The most valuable feature is service assurance.
The interface is pretty straightforward. As long as the agent is running on another instance and Zabbix is able to connect to the agent, we haven't seen any issues.
Zabbix claims that there is an auto-discovery process but my team member was facing difficulty and was told that it's not really automatic, and there are some manual steps.
We have been working with Zabbix for the past month. We are conducting a proof of concept with it.
We are not yet using Zabbix very much. We have spawned the Zabbix server and only a couple of AWS instances are running, which it is monitoring. This is to make sure there are no billing problems in AWS. At the end of the day, we stop the Zabbix monitoring. The next day when we come in, we start it again.

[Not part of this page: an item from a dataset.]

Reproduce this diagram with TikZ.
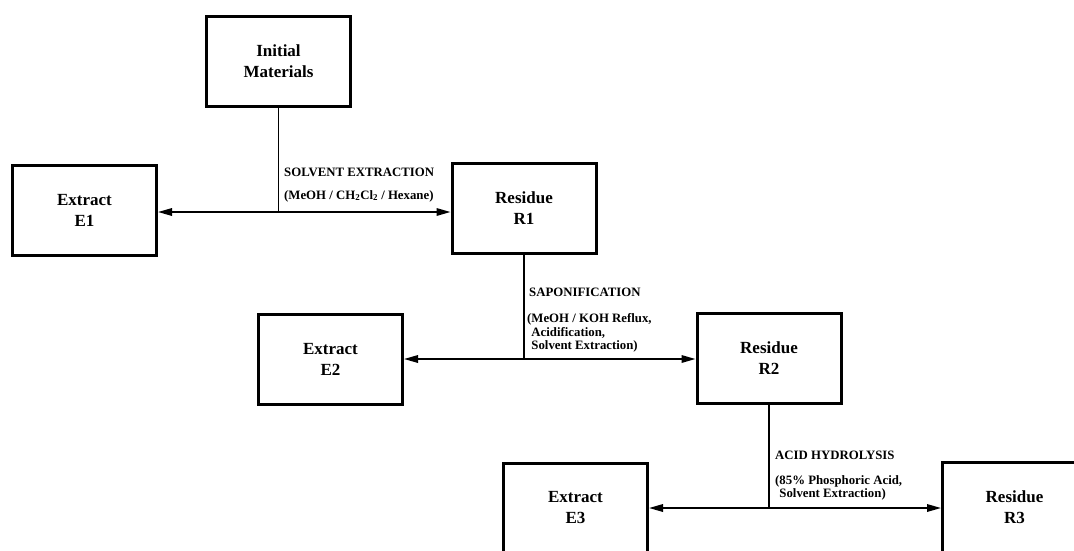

At this point, with our limited usage, we have not seen any issues with stability. Perhaps, once it has been running full-time for a week or longer, we may hit those types of issues.
During our PoC, we only have two technical people working with it.
This is the first monitoring product that we have worked with. Prior to this, we were dealing with NMS and CMS products.
The initial setup was pretty straightforward. We did not face any issues and it was up and running within a day.
Our in-house technician completed the deployment.
This is an open-source solution that can be used free of charge.
At this point, it is too early for me to recommend Zabbix one way or the other, as we have just scratched the surface of its capabilities.
I would rate this solution a seven out of ten.